Records follow. Pull out every line that contains "chart".

┌─ SOURCE MATERIAL

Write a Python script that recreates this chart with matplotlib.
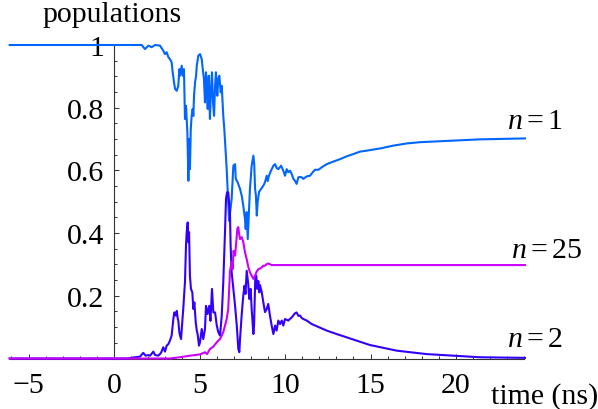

└─
┌─ SOURCE MATERIAL

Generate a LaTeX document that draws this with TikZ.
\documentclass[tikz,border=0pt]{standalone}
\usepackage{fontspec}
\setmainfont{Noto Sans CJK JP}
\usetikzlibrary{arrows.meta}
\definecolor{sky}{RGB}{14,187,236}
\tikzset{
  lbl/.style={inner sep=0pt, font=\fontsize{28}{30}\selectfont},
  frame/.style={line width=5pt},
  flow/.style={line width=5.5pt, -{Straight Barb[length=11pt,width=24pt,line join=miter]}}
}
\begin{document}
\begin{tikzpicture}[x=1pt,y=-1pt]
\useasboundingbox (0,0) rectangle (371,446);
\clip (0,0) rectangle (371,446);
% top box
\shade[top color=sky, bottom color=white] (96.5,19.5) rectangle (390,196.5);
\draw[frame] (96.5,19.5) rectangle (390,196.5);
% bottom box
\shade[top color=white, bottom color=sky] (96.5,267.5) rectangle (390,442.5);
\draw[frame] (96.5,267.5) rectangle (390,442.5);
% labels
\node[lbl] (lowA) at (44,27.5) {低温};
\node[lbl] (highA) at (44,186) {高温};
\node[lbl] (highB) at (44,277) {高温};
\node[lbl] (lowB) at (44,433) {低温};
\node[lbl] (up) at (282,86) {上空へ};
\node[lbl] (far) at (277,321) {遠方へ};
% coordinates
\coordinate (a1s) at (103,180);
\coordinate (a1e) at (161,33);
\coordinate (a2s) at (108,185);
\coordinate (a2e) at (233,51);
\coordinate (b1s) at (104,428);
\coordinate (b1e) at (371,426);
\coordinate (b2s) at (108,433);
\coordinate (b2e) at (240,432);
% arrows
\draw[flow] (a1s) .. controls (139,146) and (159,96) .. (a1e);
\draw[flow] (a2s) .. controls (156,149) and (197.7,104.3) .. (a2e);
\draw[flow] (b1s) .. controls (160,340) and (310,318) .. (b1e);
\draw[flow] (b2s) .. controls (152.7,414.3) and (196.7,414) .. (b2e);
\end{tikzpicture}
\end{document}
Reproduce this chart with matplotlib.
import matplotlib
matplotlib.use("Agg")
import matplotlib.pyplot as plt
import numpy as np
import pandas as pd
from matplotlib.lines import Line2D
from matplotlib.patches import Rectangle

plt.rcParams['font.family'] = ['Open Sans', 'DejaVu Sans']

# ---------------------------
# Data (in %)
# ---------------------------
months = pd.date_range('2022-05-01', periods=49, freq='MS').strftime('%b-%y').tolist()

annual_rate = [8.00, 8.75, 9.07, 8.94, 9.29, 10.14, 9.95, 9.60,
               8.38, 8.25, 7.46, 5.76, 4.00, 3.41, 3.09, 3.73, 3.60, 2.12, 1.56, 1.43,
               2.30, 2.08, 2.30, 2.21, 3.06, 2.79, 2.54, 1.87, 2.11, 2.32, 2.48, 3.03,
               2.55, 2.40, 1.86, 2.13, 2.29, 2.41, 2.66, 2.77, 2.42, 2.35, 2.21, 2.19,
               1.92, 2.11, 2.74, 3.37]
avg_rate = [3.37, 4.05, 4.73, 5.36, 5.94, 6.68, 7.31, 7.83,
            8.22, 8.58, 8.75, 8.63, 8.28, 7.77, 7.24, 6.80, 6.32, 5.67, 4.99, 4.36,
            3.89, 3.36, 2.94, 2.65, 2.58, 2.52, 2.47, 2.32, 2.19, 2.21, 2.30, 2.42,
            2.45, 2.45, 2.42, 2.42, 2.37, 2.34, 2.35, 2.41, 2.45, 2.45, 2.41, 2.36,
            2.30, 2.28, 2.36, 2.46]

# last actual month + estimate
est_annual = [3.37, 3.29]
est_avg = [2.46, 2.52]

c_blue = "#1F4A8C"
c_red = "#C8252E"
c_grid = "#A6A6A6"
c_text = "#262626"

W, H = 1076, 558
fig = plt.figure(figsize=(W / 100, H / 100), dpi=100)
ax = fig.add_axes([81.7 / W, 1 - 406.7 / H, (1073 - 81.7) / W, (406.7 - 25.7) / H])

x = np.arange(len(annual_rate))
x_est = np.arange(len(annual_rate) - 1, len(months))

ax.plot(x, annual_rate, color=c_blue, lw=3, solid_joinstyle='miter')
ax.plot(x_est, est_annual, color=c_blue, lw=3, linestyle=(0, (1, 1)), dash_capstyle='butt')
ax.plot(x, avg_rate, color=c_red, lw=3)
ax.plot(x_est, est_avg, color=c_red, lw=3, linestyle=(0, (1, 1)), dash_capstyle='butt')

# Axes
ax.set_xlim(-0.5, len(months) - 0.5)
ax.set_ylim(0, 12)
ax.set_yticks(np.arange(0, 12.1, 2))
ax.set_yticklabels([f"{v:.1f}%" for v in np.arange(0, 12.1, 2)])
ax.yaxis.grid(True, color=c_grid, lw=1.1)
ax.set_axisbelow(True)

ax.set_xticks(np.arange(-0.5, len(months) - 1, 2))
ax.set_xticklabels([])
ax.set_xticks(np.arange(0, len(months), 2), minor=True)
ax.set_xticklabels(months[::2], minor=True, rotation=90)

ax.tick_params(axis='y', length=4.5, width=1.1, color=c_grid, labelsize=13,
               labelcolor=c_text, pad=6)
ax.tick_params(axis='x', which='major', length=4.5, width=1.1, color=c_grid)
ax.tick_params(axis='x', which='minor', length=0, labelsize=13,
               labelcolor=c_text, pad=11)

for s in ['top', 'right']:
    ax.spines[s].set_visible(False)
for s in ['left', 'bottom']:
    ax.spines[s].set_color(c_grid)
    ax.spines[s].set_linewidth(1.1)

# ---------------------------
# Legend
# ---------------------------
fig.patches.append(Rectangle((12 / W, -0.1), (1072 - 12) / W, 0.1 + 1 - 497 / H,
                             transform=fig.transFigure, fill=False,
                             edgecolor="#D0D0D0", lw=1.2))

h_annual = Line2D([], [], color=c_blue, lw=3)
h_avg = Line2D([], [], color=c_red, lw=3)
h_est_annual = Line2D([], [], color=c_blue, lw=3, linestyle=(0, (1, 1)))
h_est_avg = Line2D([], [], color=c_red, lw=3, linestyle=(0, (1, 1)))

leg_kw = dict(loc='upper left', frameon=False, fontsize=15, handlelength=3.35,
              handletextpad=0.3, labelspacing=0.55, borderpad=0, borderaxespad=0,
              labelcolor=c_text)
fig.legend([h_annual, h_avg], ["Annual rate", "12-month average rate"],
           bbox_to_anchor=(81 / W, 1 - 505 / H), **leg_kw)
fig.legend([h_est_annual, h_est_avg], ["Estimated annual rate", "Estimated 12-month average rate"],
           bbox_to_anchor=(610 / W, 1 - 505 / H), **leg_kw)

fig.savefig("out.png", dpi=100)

└─

• [RIGHT ANSWER]
Write a Python script that recreates this chart with matplotlib.
Reproduce this chart with matplotlib.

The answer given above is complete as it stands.